Resellers can drive the dialog about vehicle customization in general using localized Internet advertising while providing a regional presence, a face and a point of sale. A wide variety of Internet consultants are available to advise retailers and help develop localized advertising techniques. Get started with the keywords “localized Internet advertising” on any search engine.
Quick Response Codes
Quick response codes (QRC) are the next generation of barcodes. They are the square, 2-D images that customers can scan with a smartphone camera to open a browser to a specific website, automatically add a contact, display a text message, dial a phone number or register a promotion. The customer simply downloads a scanner application from a website such as RedLaser
(www.redlaser.com) to begin scanning quick response codes images.
“QRCs are becoming a way to link traditional marketing with 21st century marketing tactics,” said Colf. “Businesses can place QRCs on in-store posters, direct-mail advertisements magazine advertisements and even billboards. And there are plenty of online websites that allow you to create QRCs for free.”
Some smartphone and tablet applications allow a consumer to enter product keywords—P235/70R16 performance tire, for instance—to find the product, its price and directions for getting to retail outlets that carry it.
Facebook, LinkedIn, Twitter and YouTube have created a whole new way to market products and services and to network with either like-minded “friends” or share industry profiles.
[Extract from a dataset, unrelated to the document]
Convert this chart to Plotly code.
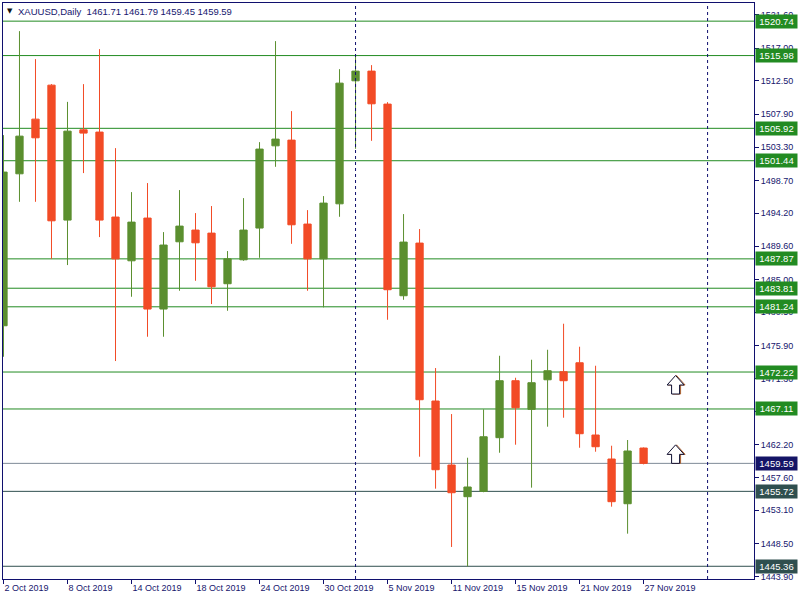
import plotly.graph_objects as go

# ---------------- data ----------------
symbol = "XAUUSD,Daily"
bar_index = list(range(41))
opens = [1478.62, 1499.63, 1507.19, 1511.89, 1493.23, 1505.71, 1505.40, 1493.65, 1487.60, 1493.51,
         1480.93, 1490.23, 1491.85, 1491.43, 1484.43, 1487.74, 1492.13, 1503.50, 1504.29, 1492.68,
         1487.87, 1495.48, 1512.49, 1513.83, 1509.27, 1482.77, 1490.05, 1468.21, 1459.36, 1454.98,
         1455.72, 1463.14, 1471.02, 1467.06, 1471.15, 1472.26, 1473.50, 1463.51, 1460.19, 1454.01,
         1461.71]
highs = [1504.98, 1519.36, 1515.49, 1512.03, 1509.58, 1512.03, 1516.87, 1503.18, 1497.10, 1498.35,
         1491.57, 1497.38, 1494.20, 1495.17, 1488.95, 1496.27, 1504.01, 1517.98, 1508.30, 1494.61,
         1496.55, 1514.10, 1515.98, 1514.66, 1509.54, 1494.06, 1491.99, 1472.77, 1466.41, 1460.37,
         1467.06, 1474.47, 1471.43, 1473.92, 1475.30, 1478.90, 1475.72, 1473.09, 1462.03, 1462.82,
         1461.79]
lows = [1474.33, 1495.76, 1495.76, 1487.87, 1487.01, 1499.73, 1490.88, 1473.74, 1482.63, 1477.10,
        1477.10, 1483.46, 1484.84, 1481.62, 1480.69, 1487.60, 1488.02, 1500.60, 1489.95, 1483.46,
        1481.16, 1493.69, 1503.09, 1504.19, 1479.45, 1482.21, 1460.51, 1456.09, 1448.03, 1445.36,
        1455.60, 1461.06, 1462.17, 1456.23, 1464.66, 1465.90, 1461.75, 1461.20, 1453.60, 1449.87,
        1459.45]
closes = [1499.87, 1504.84, 1504.61, 1493.13, 1505.53, 1505.26, 1493.23, 1487.87, 1492.95, 1480.93,
          1489.78, 1492.40, 1490.09, 1484.01, 1487.87, 1491.85, 1503.05, 1504.43, 1492.58, 1487.87,
          1495.58, 1512.17, 1513.83, 1509.31, 1483.60, 1490.19, 1468.39, 1458.71, 1455.53, 1456.32,
          1463.27, 1471.02, 1467.28, 1470.74, 1472.40, 1471.02, 1463.69, 1461.89, 1454.29, 1461.30,
          1459.59]

date_tick_bars = [0, 4, 8, 12, 16, 20, 24, 28, 32, 36, 40]
date_tick_labels = ["2 Oct 2019", "8 Oct 2019", "14 Oct 2019", "18 Oct 2019", "24 Oct 2019",
                    "30 Oct 2019", "5 Nov 2019", "11 Nov 2019", "15 Nov 2019", "21 Nov 2019",
                    "27 Nov 2019"]
price_ticks = [1521.60, 1517.00, 1512.50, 1507.90, 1503.30, 1498.70, 1494.20, 1489.60, 1485.00,
               1480.50, 1475.90, 1471.30, 1466.80, 1462.20, 1457.60, 1453.10, 1448.50, 1443.90]
green_levels = [1520.74, 1515.98, 1505.92, 1501.44, 1487.87, 1483.81, 1481.24, 1472.22, 1467.11]
dark_levels = [1455.72, 1445.36]
separator_bars = [22, 44]
arrow_bars = [42, 42]
arrow_prices = [1469.18, 1459.59]   # base of each up arrow

# ---------------- styles ----------------
NAVY = "#10106e"
TXT = "#16166e"
LINE_GREEN = "#228b22"
DARK_SLATE = "#2f4f4f"
CLOSE_GRAY = "#7f8b97"
CANDLE_GREEN = "#5b8f2f"
CANDLE_RED = "#f24b26"
FONT = "Liberation Sans"

# block up-arrow outline in pixels relative to its anchor (y up)
ARROW_PATH = "M -4,0 L -4,9 L -8.5,9 L 0,18.5 L 8.5,9 L 4,9 L 4,0 Z"

fig = go.Figure()

fig.add_trace(go.Candlestick(
    x=bar_index, open=opens, high=highs, low=lows, close=closes,
    increasing=dict(line=dict(color=CANDLE_GREEN, width=1), fillcolor=CANDLE_GREEN),
    decreasing=dict(line=dict(color=CANDLE_RED, width=1), fillcolor=CANDLE_RED),
    whiskerwidth=0, showlegend=False, hoverinfo="skip",
))

shapes = []
for lv in green_levels:
    shapes.append(dict(type="line", xref="paper", x0=0, x1=1, yref="y", y0=lv, y1=lv,
                       line=dict(color=LINE_GREEN, width=1), layer="below"))
for lv in dark_levels:
    shapes.append(dict(type="line", xref="paper", x0=0, x1=1, yref="y", y0=lv, y1=lv,
                       line=dict(color=DARK_SLATE, width=1), layer="below"))
last_close = closes[-1]
shapes.append(dict(type="line", xref="paper", x0=0, x1=1, yref="y", y0=last_close, y1=last_close,
                   line=dict(color=CLOSE_GRAY, width=1), layer="below"))
for sb in separator_bars:
    shapes.append(dict(type="line", xref="x", x0=sb, x1=sb, yref="paper", y0=0, y1=1,
                       line=dict(color=NAVY, width=1, dash="3px,3px"), layer="above"))

for ab, ap in zip(arrow_bars, arrow_prices):
    # shadow
    shapes.append(dict(type="path", xref="x", yref="y", xsizemode="pixel", ysizemode="pixel",
                       xanchor=ab + 1 / 16, yanchor=ap, path=ARROW_PATH,
                       line=dict(color="#b5652e", width=1), fillcolor="rgba(0,0,0,0)",
                       layer="above"))
    shapes.append(dict(type="path", xref="x", yref="y", xsizemode="pixel", ysizemode="pixel",
                       xanchor=ab, yanchor=ap, path=ARROW_PATH,
                       line=dict(color="#111133", width=1), fillcolor="white",
                       layer="above"))

annotations = []


def price_box(val, bg):
    return dict(xref="paper", x=1, xanchor="left", xshift=1, yref="y", y=val, yanchor="middle",
                text=f"{val:.2f}", showarrow=False, bgcolor=bg, borderpad=1,
                width=39, height=11, align="center",
                font=dict(family=FONT, size=9.5, color="white"))


for lv in green_levels:
    annotations.append(price_box(lv, LINE_GREEN))
for lv in dark_levels:
    annotations.append(price_box(lv, DARK_SLATE))
annotations.append(price_box(last_close, "#141466"))

header = f"{symbol}  {opens[-1]:.2f} {highs[-1]:.2f} {lows[-1]:.2f} {closes[-1]:.2f}"
annotations.append(dict(xref="paper", x=0, xanchor="left", xshift=2, yref="paper", y=1,
                        yanchor="middle", yshift=-8, text="▼", showarrow=False,
                        font=dict(family="DejaVu Sans", size=7, color="#111111")))
annotations.append(dict(xref="paper", x=0, xanchor="left", xshift=13, yref="paper", y=1,
                        yanchor="middle", yshift=-8, text=header, showarrow=False,
                        font=dict(family=FONT, size=9.5, color=TXT)))

fig.update_layout(
    width=800, height=600,
    margin=dict(l=3, r=46, t=3, b=21, pad=0),
    paper_bgcolor="white", plot_bgcolor="white",
    boxgap=0.35,
    shapes=shapes, annotations=annotations,
    xaxis=dict(
        range=[-0.03, 46.9], rangeslider=dict(visible=False),
        tickmode="array", tickvals=date_tick_bars, ticktext=date_tick_labels,
        ticks="outside", ticklen=4, tickcolor=NAVY, ticklabelposition="outside right",
        tickfont=dict(family=FONT, size=9, color=TXT),
        showgrid=False, zeroline=False,
        showline=True, linecolor=NAVY, linewidth=1, mirror=True,
    ),
    yaxis=dict(
        side="right", range=[1443.60, 1523.25],
        tickmode="array", tickvals=price_ticks, ticktext=[f"{v:.2f}" for v in price_ticks],
        ticks="outside", ticklen=4, tickcolor=NAVY,
        tickfont=dict(family=FONT, size=9, color=TXT),
        showgrid=False, zeroline=False,
        showline=True, linecolor=NAVY, linewidth=1, mirror=True,
    ),
    hovermode=False,
)

fig.write_html("out.html", config={"displayModeBar": False, "staticPlot": True},
               post_script="document.body.style.margin='0';document.body.style.overflow='hidden';")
Businesses can use social media to spread the word using customer ratings, reviews, forums and referrals. New categories, such as group purchasing sites like Groupon and Woot, can be used to drive traffic directly to a business.
The number of people who use these networks is staggering: 500 million on Facebook alone. Messages on social media sites are spread from user to user as people post comments that their friends then view. Because the comments are from a trusted third-party source rather than from a company, the messages carry greater legitimacy. Thus, any social media user can become a piece of a company’s marketing campaign at virtually no expense.
SEMA offers a number of business technology courses in its new Learning Management System, which is under development by the SEMA Education Institute. A social media course is currently available (free to SEMA members and, for a limited time, to nonmembers as well) at www.SEMA.org/sei.
While all of the other technologies we’ve mentioned here concern marketing and sales, rapid prototyping delves into product development. (See “Just Hit Print” on p. 66) Most manufacturers know about it, but smaller companies shied away because of its high costs. As with most technologies, however, progress brings not only improved systems, but also better pricing.
In rapid prototyping, a 3-D printer reads data from a computer-aided design (CAD) drawing and then builds a prototype by putting down layers of either liquid, powder or sheet material. The cross sections are eventually fused together into a complete model of practically any part, no matter how complex.
“To have speed to market, you have to have pretty robust R&D,” said Ho, “and you have to have a way of getting the product from R&D into production relatively quickly. Rapid prototyping is a fantastic way to go about it, and it’s becoming more economical.”